» **Written request**
Beneath this line are entries. Copy the range from the line with "Reproduce this chart with Plotly." to the line with "y_tick_vals = [0.0, 1.07, 2.05, 2.96, 4.0]", ends included, exactly; leave pictures out.

[Data records]
** BEGIN **
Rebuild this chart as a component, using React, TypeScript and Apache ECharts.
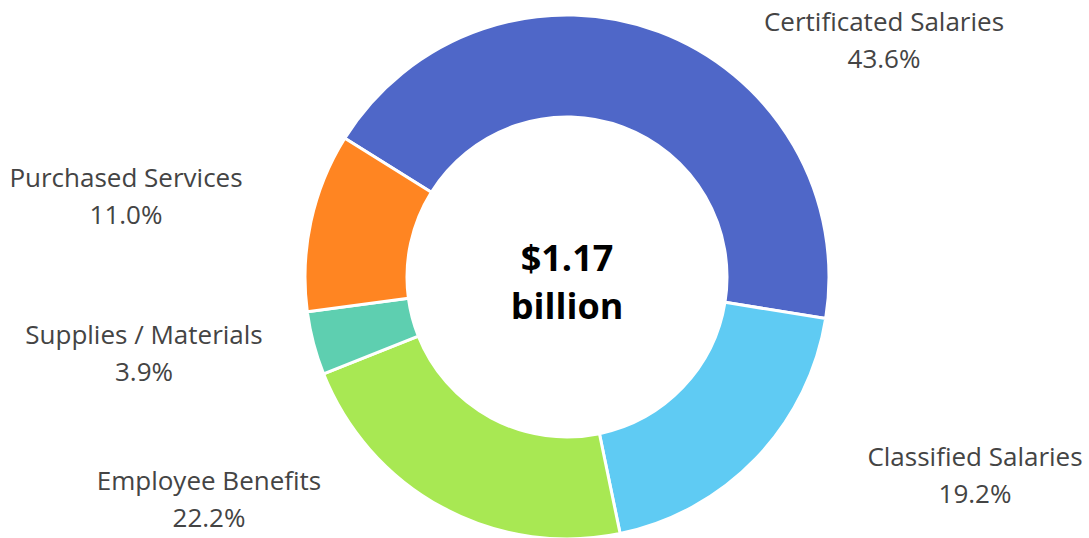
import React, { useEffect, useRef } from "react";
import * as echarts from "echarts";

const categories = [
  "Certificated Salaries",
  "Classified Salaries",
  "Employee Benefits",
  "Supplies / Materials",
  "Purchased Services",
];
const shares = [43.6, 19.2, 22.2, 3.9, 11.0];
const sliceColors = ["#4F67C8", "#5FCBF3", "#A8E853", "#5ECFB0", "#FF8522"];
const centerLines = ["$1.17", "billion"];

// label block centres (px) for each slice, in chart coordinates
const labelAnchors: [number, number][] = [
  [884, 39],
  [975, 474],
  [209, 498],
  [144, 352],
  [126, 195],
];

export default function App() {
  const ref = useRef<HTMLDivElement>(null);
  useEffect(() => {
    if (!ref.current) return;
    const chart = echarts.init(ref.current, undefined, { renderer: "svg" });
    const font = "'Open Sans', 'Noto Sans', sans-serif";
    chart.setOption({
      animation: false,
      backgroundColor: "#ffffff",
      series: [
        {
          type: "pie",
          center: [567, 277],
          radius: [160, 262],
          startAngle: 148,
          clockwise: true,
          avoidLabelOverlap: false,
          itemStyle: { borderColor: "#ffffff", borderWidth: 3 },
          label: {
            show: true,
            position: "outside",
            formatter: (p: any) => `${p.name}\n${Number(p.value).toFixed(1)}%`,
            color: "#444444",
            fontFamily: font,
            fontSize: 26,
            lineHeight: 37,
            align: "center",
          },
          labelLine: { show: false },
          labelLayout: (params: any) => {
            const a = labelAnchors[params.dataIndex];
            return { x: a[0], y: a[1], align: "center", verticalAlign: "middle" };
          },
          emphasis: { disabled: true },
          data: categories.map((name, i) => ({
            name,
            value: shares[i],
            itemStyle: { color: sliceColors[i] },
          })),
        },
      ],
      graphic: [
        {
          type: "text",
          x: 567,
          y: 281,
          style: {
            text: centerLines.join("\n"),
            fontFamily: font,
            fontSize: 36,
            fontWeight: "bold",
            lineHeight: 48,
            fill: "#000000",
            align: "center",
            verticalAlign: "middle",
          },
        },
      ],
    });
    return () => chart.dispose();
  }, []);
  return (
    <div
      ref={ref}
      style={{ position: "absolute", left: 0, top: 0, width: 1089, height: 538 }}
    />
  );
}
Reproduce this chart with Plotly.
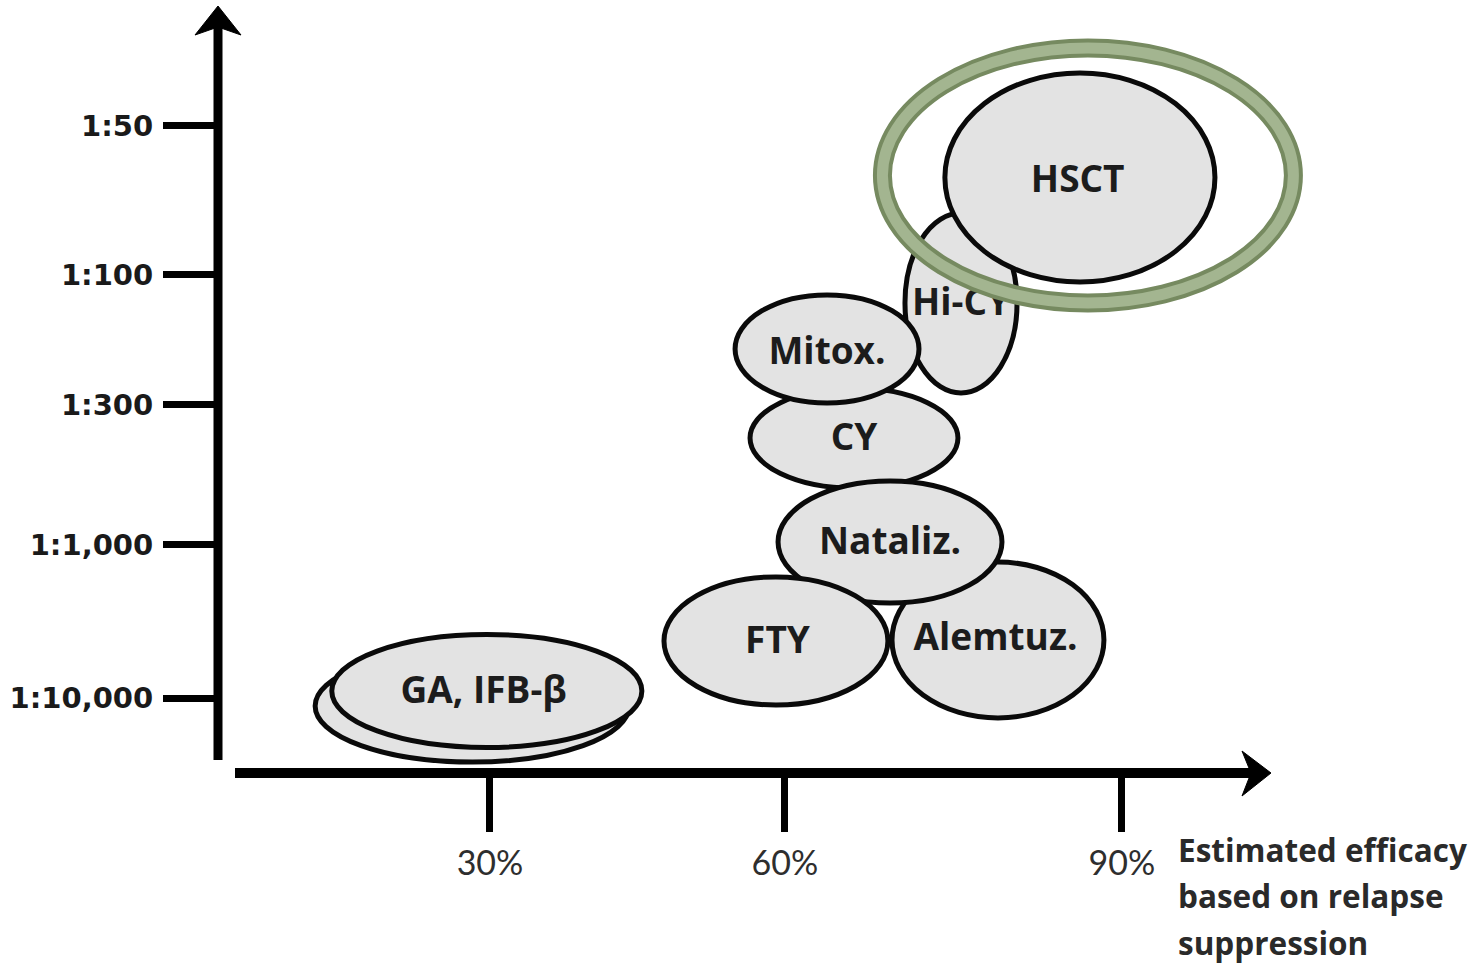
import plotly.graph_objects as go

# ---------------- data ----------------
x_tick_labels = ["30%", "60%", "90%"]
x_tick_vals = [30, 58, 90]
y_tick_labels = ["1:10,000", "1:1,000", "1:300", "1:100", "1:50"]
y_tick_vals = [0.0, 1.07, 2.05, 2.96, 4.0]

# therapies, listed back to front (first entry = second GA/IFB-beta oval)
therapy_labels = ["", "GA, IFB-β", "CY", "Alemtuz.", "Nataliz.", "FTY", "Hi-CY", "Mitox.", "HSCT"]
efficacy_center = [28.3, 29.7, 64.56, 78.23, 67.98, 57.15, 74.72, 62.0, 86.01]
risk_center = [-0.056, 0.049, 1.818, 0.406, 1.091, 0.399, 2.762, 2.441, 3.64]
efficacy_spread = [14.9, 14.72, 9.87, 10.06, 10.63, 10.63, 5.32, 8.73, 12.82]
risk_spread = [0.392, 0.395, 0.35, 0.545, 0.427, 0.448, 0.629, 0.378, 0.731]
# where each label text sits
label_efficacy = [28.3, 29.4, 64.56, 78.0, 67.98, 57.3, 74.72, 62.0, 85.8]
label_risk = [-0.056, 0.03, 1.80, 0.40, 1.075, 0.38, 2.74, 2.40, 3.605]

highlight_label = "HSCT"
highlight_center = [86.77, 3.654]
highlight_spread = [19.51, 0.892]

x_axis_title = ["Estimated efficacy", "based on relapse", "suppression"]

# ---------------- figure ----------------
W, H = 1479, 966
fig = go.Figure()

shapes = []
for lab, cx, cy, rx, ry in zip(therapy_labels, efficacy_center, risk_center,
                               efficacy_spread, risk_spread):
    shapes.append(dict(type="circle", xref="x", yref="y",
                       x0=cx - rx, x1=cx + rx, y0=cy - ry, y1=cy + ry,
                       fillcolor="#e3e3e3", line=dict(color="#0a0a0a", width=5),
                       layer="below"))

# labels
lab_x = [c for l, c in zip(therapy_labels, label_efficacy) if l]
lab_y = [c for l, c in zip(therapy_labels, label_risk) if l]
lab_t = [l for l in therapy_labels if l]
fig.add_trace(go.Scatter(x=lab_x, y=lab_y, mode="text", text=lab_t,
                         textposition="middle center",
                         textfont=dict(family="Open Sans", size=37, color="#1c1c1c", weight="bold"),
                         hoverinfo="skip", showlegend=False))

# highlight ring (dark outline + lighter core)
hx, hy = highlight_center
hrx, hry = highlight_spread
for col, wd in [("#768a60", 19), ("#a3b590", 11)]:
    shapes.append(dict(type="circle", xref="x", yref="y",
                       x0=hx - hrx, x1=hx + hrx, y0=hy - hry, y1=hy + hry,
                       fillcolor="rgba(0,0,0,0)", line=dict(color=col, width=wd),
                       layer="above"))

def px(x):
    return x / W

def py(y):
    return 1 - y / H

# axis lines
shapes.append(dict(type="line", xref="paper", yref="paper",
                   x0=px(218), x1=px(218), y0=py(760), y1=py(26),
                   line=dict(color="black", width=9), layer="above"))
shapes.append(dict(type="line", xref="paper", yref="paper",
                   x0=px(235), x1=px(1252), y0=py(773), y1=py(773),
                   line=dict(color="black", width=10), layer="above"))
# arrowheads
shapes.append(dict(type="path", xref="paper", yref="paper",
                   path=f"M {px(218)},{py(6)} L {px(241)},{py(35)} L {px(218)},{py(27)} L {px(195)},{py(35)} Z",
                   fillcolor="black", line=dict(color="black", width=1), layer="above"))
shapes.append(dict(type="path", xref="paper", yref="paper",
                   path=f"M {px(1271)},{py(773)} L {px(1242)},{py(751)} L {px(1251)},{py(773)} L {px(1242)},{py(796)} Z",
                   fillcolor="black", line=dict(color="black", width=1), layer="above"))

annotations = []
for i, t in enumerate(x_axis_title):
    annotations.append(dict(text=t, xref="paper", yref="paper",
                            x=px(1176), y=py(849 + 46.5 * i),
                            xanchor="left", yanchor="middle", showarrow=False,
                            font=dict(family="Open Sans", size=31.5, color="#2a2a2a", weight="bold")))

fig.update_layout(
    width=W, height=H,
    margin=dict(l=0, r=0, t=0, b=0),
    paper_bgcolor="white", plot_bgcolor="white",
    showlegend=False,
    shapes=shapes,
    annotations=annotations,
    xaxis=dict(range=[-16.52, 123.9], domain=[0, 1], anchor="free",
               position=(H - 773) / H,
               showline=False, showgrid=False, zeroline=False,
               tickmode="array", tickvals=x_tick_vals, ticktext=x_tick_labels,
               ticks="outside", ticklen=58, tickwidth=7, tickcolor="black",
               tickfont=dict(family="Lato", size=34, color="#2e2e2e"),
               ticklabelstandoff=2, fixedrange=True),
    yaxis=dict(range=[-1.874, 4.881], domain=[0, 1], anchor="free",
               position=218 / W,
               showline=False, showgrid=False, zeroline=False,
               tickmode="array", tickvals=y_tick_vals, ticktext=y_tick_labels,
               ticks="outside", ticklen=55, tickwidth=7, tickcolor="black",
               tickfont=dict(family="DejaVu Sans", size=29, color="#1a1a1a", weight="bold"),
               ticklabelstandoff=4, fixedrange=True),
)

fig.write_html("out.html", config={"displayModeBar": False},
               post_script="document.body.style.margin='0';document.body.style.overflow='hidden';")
** END **
» **Right answer**
Reproduce this chart with Plotly.
import plotly.graph_objects as go

# ---------------- data ----------------
x_tick_labels = ["30%", "60%", "90%"]
x_tick_vals = [30, 58, 90]
y_tick_labels = ["1:10,000", "1:1,000", "1:300", "1:100", "1:50"]
y_tick_vals = [0.0, 1.07, 2.05, 2.96, 4.0]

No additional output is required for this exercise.